Archives for: March 2009, 22

The Mythology in Dark Medicine

by david167 Email

Vampire stories seem to come with their own mythology, so why add other mythos ideas to them. Why not just fall back to the cultural view that has followed the great story tellers of the genre? I do it because there is so much more to the vampire and to our culture.

Over time the story of the vampire has been romanticized. In many ways, this has improved the story and in others has taken away the terror of the state of being undead. The story of Dark Medicine is intended to be a myth within itself, pulling upon the original and ancient tales of the vampire—back before Bran Stoker and his masterpiece of Dracula. When I pull back the layers of time to find the heart of the being that haunts the night, I find that it is entangled in the ancient myths of cultures around the world. There are similarities and there are differences, but the vampire cannot exist without the understanding of the mythos from which it has sprung.

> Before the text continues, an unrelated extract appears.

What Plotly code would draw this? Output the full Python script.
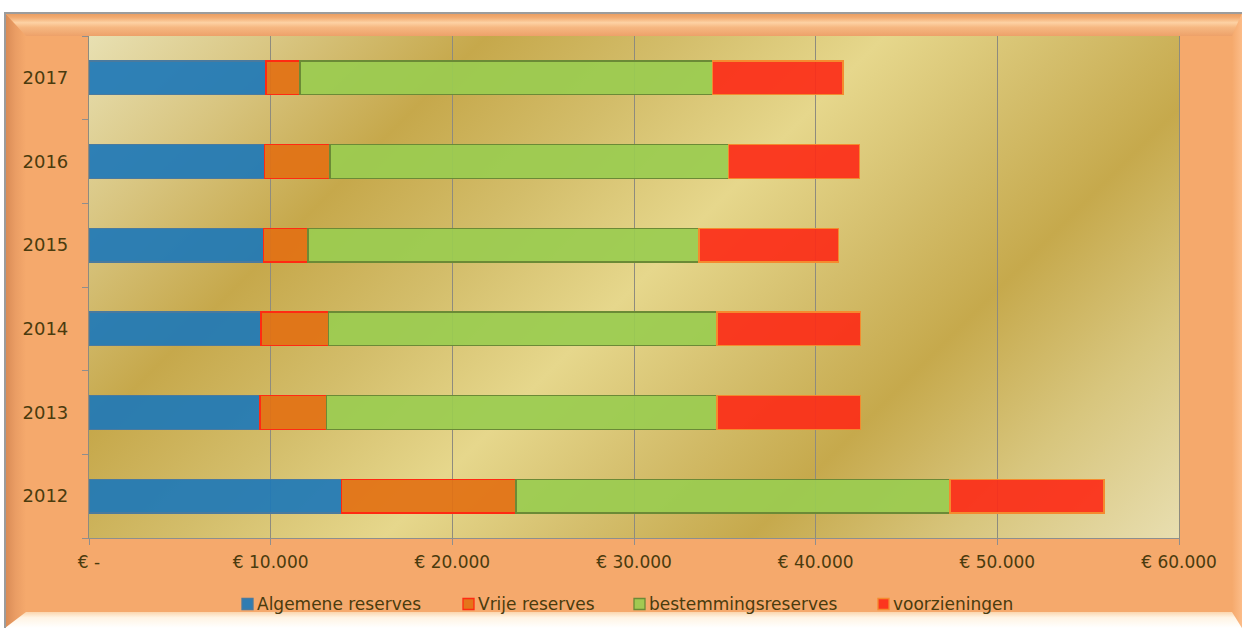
import base64
import plotly.graph_objects as go

# ---- data -------------------------------------------------------------
years = ["2012", "2013", "2014", "2015", "2016", "2017"]
algemene_reserves = [13880, 9410, 9470, 9590, 9650, 9750]
vrije_reserves = [9630, 3670, 3720, 2460, 3610, 1870]
bestemmingsreserves = [23890, 21490, 21380, 21520, 21950, 22720]
voorzieningen = [8470, 7880, 7880, 7690, 7190, 7170]

series_names = ["Algemene reserves", "Vrije reserves",
                "bestemmingsreserves", "voorzieningen"]
series_values = [algemene_reserves, vrije_reserves,
                 bestemmingsreserves, voorzieningen]

x_tick_values = [0, 10000, 20000, 30000, 40000, 50000, 60000]
x_tick_labels = ["€ -", "€ 10.000", "€ 20.000", "€ 30.000",
                 "€ 40.000", "€ 50.000", "€ 60.000"]

# ---- styling ------------------------------------------------------------
fill_colors = ["rgba(30,120,183,0.92)", "rgba(226,113,20,0.92)",
               "rgba(154,204,80,0.92)", "rgba(252,44,24,0.92)"]
edge_colors = ["#4A7A9E", "#FF2A12", "#6B8A36", "#F58A2E"]
text_color = "#4A3B0E"
grid_color = "#8E8B7E"
font_family = "DejaVu Sans"

W, H = 1242, 628
M_L, M_R, M_T, M_B = 89, 63, 36, 90
PW, PH = W - M_L - M_R, H - M_T - M_B


def svg_uri(svg):
    return "data:image/svg+xml;base64," + base64.b64encode(svg.encode("utf-8")).decode("ascii")


# bevelled orange frame around the whole chart
frame_svg = f"""<svg xmlns="http://www.w3.org/2000/svg" width="{W}" height="{H}" viewBox="0 0 {W} {H}" preserveAspectRatio="none">
<defs>
 <linearGradient id="tp" x1="0" y1="0" x2="0" y2="1">
  <stop offset="0" stop-color="#E89A5E"/><stop offset="0.2" stop-color="#F2AC72"/>
  <stop offset="0.42" stop-color="#FDD2A4"/><stop offset="0.62" stop-color="#F6B882"/>
  <stop offset="1" stop-color="#EDA169"/>
 </linearGradient>
 <linearGradient id="lf" x1="0" y1="0" x2="1" y2="0">
  <stop offset="0" stop-color="#D88A55"/><stop offset="0.5" stop-color="#EA9D64"/>
  <stop offset="1" stop-color="#F5A96C"/>
 </linearGradient>
 <linearGradient id="rt" x1="0" y1="0" x2="1" y2="0">
  <stop offset="0" stop-color="#F5A96C"/><stop offset="1" stop-color="#FCBC88"/>
 </linearGradient>
 <linearGradient id="bt" x1="0" y1="0" x2="0" y2="1">
  <stop offset="0" stop-color="#FBD6AE"/><stop offset="0.35" stop-color="#FFF4E4"/>
  <stop offset="1" stop-color="#FFFFFF"/>
 </linearGradient>
</defs>
<rect x="0" y="0" width="{W}" height="{H}" fill="#FFFFFF"/>
<rect x="5" y="13" width="{W-5}" height="{H-13}" fill="#F5A96C"/>
<polygon points="5,13 26,36 26,612 5,628" fill="url(#lf)"/>
<polygon points="{W},13 1232,34 1232,612 {W},628" fill="url(#rt)"/>
<polygon points="5,13 {W},13 1232,36 26,36" fill="url(#tp)"/>
<polygon points="5,628 26,612 1232,612 {W},628" fill="url(#bt)"/>
<polyline points="5,{H} 5,13 {W},13" fill="none" stroke="#9C9C9C" stroke-width="2"/>
</svg>"""

# golden diagonal sheen for the plotting area
gold_stops = [(0.00, "#E8E0B2"), (0.12, "#D9C682"), (0.25, "#C6A84B"),
              (0.37, "#D3BD6A"), (0.50, "#E6D78C"), (0.62, "#D4BE6C"),
              (0.73, "#C6A94C"), (0.86, "#D8C67E"), (1.00, "#E8DEB0")]
half = (PW + PH) / 2
gold_svg = (f'<svg xmlns="http://www.w3.org/2000/svg" width="{PW}" height="{PH}" '
            f'viewBox="0 0 {PW} {PH}" preserveAspectRatio="none"><defs>'
            f'<linearGradient id="g" gradientUnits="userSpaceOnUse" x1="0" y1="0" x2="{half}" y2="{half}">'
            + "".join(f'<stop offset="{o}" stop-color="{c}"/>' for o, c in gold_stops)
            + f'</linearGradient></defs><rect x="0" y="0" width="{PW}" height="{PH}" fill="url(#g)"/></svg>')

fig = go.Figure()
for name, vals, fc, ec in zip(series_names, series_values, fill_colors, edge_colors):
    fig.add_trace(go.Bar(
        y=years, x=vals, name=name, orientation="h",
        marker=dict(color=fc, line=dict(color=ec, width=1.3)),
        showlegend=False, hoverinfo="x+name",
    ))

# legend drawn as small squares with labels below the axis
legend_left_px = [242, 463, 634, 878]
legend_y = -66 / PH
sq = 11
shapes = []
annotations = []
for name, fc, ec, lx in zip(series_names, fill_colors, edge_colors, legend_left_px):
    x0 = (lx - M_L) / PW
    x1 = (lx + sq - M_L) / PW
    shapes.append(dict(type="rect", xref="paper", yref="paper",
                       x0=x0, x1=x1, y0=legend_y - sq / 2 / PH, y1=legend_y + sq / 2 / PH,
                       fillcolor=fc, line=dict(color=ec, width=1.3)))
    annotations.append(dict(xref="paper", yref="paper", x=x1 + 2 / PW, y=legend_y,
                            xanchor="left", yanchor="middle", showarrow=False,
                            text=name, font=dict(family=font_family, size=17, color=text_color)))

images = [
    dict(source=svg_uri(frame_svg), xref="paper", yref="paper",
         x=-M_L / PW, y=1 + M_T / PH, sizex=W / PW, sizey=H / PH,
         xanchor="left", yanchor="top", sizing="stretch", layer="below"),
    dict(source=svg_uri(gold_svg), xref="paper", yref="paper",
         x=0, y=1, sizex=1, sizey=1, xanchor="left", yanchor="top",
         sizing="stretch", layer="below"),
]

fig.update_layout(
    width=W, height=H,
    margin=dict(l=M_L, r=M_R, t=M_T, b=M_B, pad=0),
    barmode="stack", bargap=0.6,
    paper_bgcolor="#FFFFFF", plot_bgcolor="rgba(0,0,0,0)",
    font=dict(family=font_family, color=text_color),
    images=images, shapes=shapes, annotations=annotations,
    xaxis=dict(range=[0, 60000], tickvals=x_tick_values, ticktext=x_tick_labels,
               showgrid=True, gridcolor=grid_color, gridwidth=1, zeroline=False,
               showline=True, linecolor="#8E8E8E", linewidth=1.2,
               ticks="outside", ticklen=6, tickcolor="#8E8E8E", ticklabelstandoff=2,
               tickfont=dict(family=font_family, size=17, color=text_color)),
    yaxis=dict(type="category", categoryorder="array", categoryarray=years,
               showgrid=False, zeroline=False,
               showline=True, mirror=True, linecolor=grid_color, linewidth=1.2,
               ticks="outside", ticklen=6, tickcolor="#8E8E8E", tickson="boundaries",
               ticklabelstandoff=16,
               tickfont=dict(family=font_family, size=18, color=text_color)),
)

fig.write_html("out.html")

Dark Medicine is intended to look at the curse and the allure of the vampire. Through the myth of the undead and through the myth our culture has been built up (Sumerian, Babylonian, Egyptian, Greek, Roman, Celtic, and Norse) and upon the religions of the world, the story is to examine the light, the darkness, the desires to be more, and the addictions people face in their everyday lives. To draw the vampire out into the world I must draw the tapestry in which it has been wrapped within.